Can I get a conventional loan with defaulted student loans?
Besides impacting your DTI, student loans can impact your ability to buy a home if late or defaulted payments have damaged your credit history.
If you are applying for an FHA loan, your application is checked on the Credit Alert Verification Reporting System, or CAIVRS. This is a database of all federal debt payment programs. If CAIVRS shows you have defaulted or have payments delinquent on federally-backed student loans or any other form of federal debt, you may not be eligible for an FHA loan until the situation is resolved.
Even if you aren't applying for an FHA loan, any defaulted or delinquent payments on student loan debt is likely to have damaged your credit history. Unless these occurrences are long in the past and have been replaced by a more positive payment history, expect these incidents to reduce your credit score and thus reduced your chances of qualifying for a mortgage.
Approaching home buying with student loans
The impact on your DTI ratio and possible damage to your credit history are specific reasons why student loan debt makes it more difficult to buy a home. Still, while it may be more difficult, it is far from impossible.
Before you apply for a mortgage or even start looking at buying a home, you should do three things:
- Make an estimate of your DTI ratio.

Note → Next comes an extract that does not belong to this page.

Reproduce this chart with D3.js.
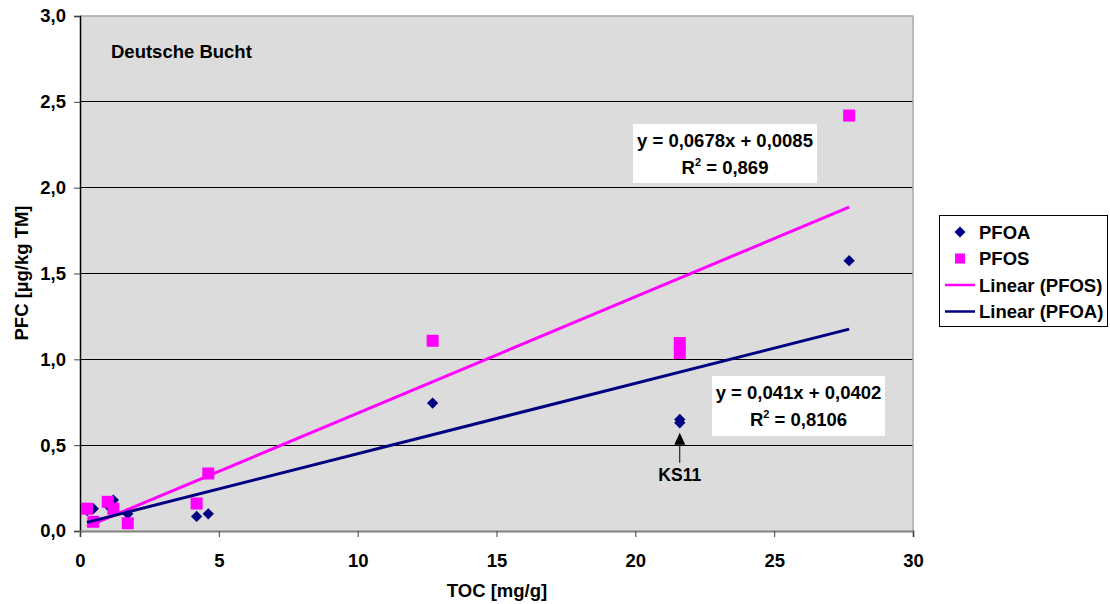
<!DOCTYPE html>
<html><head><meta charset="utf-8">
<script src="https://cdn.jsdelivr.net/npm/d3@7"></script>
<style>body{margin:0;background:#fff}svg{display:block}text{font-family:"Liberation Sans",Arial,sans-serif;font-weight:bold}</style>
</head><body><svg id="c" width="1110" height="604"></svg>
<script>
// Data
const toc  = [0.25, 0.48, 1.0, 1.2, 1.72, 4.2, 4.62, 12.7, 21.6, 21.6, 27.7];
const pfoa = [0.12, 0.13, 0.15, 0.18, 0.10, 0.085, 0.10, 0.745, 0.63, 0.65, 1.575];
const pfos = [0.13, 0.054, 0.17, 0.13, 0.045, 0.16, 0.335, 1.108, 1.037, 1.095, 2.42];
const trendPFOS = {slope: 0.0678, intercept: 0.0085, eq: "y = 0,0678x + 0,0085", r2: "0,869"};
const trendPFOA = {slope: 0.041, intercept: 0.0402, eq: "y = 0,041x + 0,0402", r2: "0,8106"};
const xTicks = [0, 5, 10, 15, 20, 25, 30];
const yTicks = [0, 0.5, 1.0, 1.5, 2.0, 2.5, 3.0];
const legendItems = ["PFOA", "PFOS", "Linear (PFOS)", "Linear (PFOA)"];
const annotation = {label: "KS11", x: 21.6, y: 0.63};
const title = "Deutsche Bucht";

const C_PFOA = "#000080", C_PFOS = "#FF00FF";
const FS = 18.5;
const svg = d3.select("#c");
const L = 80, R = 913, T = 16, B = 531;
const x = d3.scaleLinear().domain([0, 30]).range([L, R]);
const y = d3.scaleLinear().domain([0, 3]).range([B, T]);
const fmt = v => d3.format(".1f")(v).replace(".", ",");

// plot background
svg.append("rect").attr("x", L).attr("y", T).attr("width", R - L).attr("height", B - T).attr("fill", "#DCDCDC");
// gridlines
svg.append("g").selectAll("line").data(yTicks.filter(d => d > 0 && d < 3)).join("line")
  .attr("x1", L).attr("x2", R).attr("y1", d => y(d)).attr("y2", d => y(d))
  .attr("stroke", "#000").attr("stroke-width", 1).attr("shape-rendering", "crispEdges");
// border top/right
svg.append("path").attr("d", `M${L},${T}H${R}V${B}`).attr("fill", "none").attr("stroke", "#A8A8A8").attr("stroke-width", 1.5);

// axes
const yAxis = svg.append("g").attr("transform", `translate(${L},0)`)
  .call(d3.axisLeft(y).tickValues(yTicks).tickFormat(fmt).tickSize(6).tickPadding(8));
const xAxis = svg.append("g").attr("transform", `translate(0,${B})`)
  .call(d3.axisBottom(x).tickValues(xTicks).tickFormat(d3.format("d")).tickSize(6).tickPadding(17));
[yAxis, xAxis].forEach(g => {
  g.selectAll("text").attr("font-size", FS).attr("fill", "#000").attr("font-family", "Liberation Sans, Arial, sans-serif").attr("font-weight", "bold");
  g.selectAll("line").attr("stroke", "#404040");
});
yAxis.select(".domain").attr("stroke", "#000").attr("stroke-width", 1.5);
xAxis.select(".domain").attr("stroke", "#808080").attr("stroke-width", 2);

// axis titles
svg.append("text").attr("x", 497).attr("y", 597).attr("text-anchor", "middle").attr("font-size", FS).text("TOC [mg/g]");
svg.append("text").attr("transform", "translate(28,273) rotate(-90)").attr("text-anchor", "middle").attr("font-size", FS).text("PFC [µg/kg TM]");

// title in plot
svg.append("text").attr("x", 111).attr("y", 58).attr("font-size", FS).text(title);

const pts = toc.map((t, i) => ({t, a: pfoa[i], s: pfos[i]}));
const xmin = d3.min(toc), xmax = d3.max(toc);

// PFOA diamonds
svg.append("g").selectAll("path").data(pts).join("path")
  .attr("d", d3.symbol(d3.symbolSquare, 64)())
  .attr("transform", d => `translate(${x(d.t)},${y(d.a)}) rotate(45)`)
  .attr("fill", C_PFOA);
// PFOS squares
svg.append("g").selectAll("rect").data(pts).join("rect")
  .attr("x", d => x(d.t) - 6).attr("y", d => y(d.s) - 6).attr("width", 12).attr("height", 12)
  .attr("fill", C_PFOS);

// trend lines
function trend(tr, color) {
  svg.append("line")
    .attr("x1", x(xmin)).attr("y1", y(tr.slope * xmin + tr.intercept))
    .attr("x2", x(xmax)).attr("y2", y(tr.slope * xmax + tr.intercept))
    .attr("stroke", color).attr("stroke-width", 3);
}
trend(trendPFOS, C_PFOS);
trend(trendPFOA, C_PFOA);

// equation boxes
function eqBox(tr, bx, by, bw, bh) {
  const g = svg.append("g");
  g.append("rect").attr("x", bx).attr("y", by).attr("width", bw).attr("height", bh).attr("fill", "#fff");
  const cx = bx + bw / 2;
  g.append("text").attr("x", cx).attr("y", by + 23).attr("text-anchor", "middle").attr("font-size", FS).text(tr.eq);
  const t2 = g.append("text").attr("x", cx).attr("y", by + 50).attr("text-anchor", "middle").attr("font-size", FS);
  t2.append("tspan").text("R");
  t2.append("tspan").attr("dy", -8).attr("font-size", 11).text("2");
  t2.append("tspan").attr("dy", 8).text(" = " + tr.r2);
}
eqBox(trendPFOS, 633, 124, 184, 59);
eqBox(trendPFOA, 712, 376, 173, 60);

// KS11 annotation
const ax = x(annotation.x), ay = y(annotation.y);
svg.append("line").attr("x1", ax).attr("x2", ax).attr("y1", ay + 20).attr("y2", ay + 40).attr("stroke", "#000").attr("stroke-width", 1);
svg.append("path").attr("d", `M${ax},${ay + 10}L${ax - 5.5},${ay + 22}L${ax + 5.5},${ay + 22}Z`).attr("fill", "#000");
svg.append("text").attr("x", ax).attr("y", ay + 58).attr("text-anchor", "middle").attr("font-size", 17.5).text(annotation.label);

// legend
const lg = svg.append("g");
lg.append("rect").attr("x", 939.5).attr("y", 215.5).attr("width", 168).attr("height", 111).attr("fill", "#fff").attr("stroke", "#000");
legendItems.forEach((name, i) => {
  const cy = 232 + i * 26.5;
  if (i === 0) lg.append("path").attr("d", d3.symbol(d3.symbolSquare, 60)()).attr("transform", `translate(960,${cy}) rotate(45)`).attr("fill", C_PFOA);
  if (i === 1) lg.append("rect").attr("x", 955).attr("y", cy - 5).attr("width", 10).attr("height", 10).attr("fill", C_PFOS);
  if (i >= 2) lg.append("line").attr("x1", 945).attr("x2", 975).attr("y1", cy).attr("y2", cy).attr("stroke", i === 2 ? C_PFOS : C_PFOA).attr("stroke-width", 2.5);
  lg.append("text").attr("x", 979).attr("y", cy + 6.5).attr("font-size", FS).text(name);
});
</script></body></html>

This entails comparing all your monthly debt payments to your income.
- Estimate mortgage payments. In addition to your student loan payments and any other debt payments, use a mortgage calculator to see what your monthly payment on the type of mortgage you are considering might be.
- Check your credit history. See if your credit score has been damaged by any late or missing payments, and take steps to rectify any problems. Check back later to see if this has improved your credit score.
These actions should help you understand the challenges that you may face when you apply for a mortgage, and understanding those challenges is the first step in overcoming them.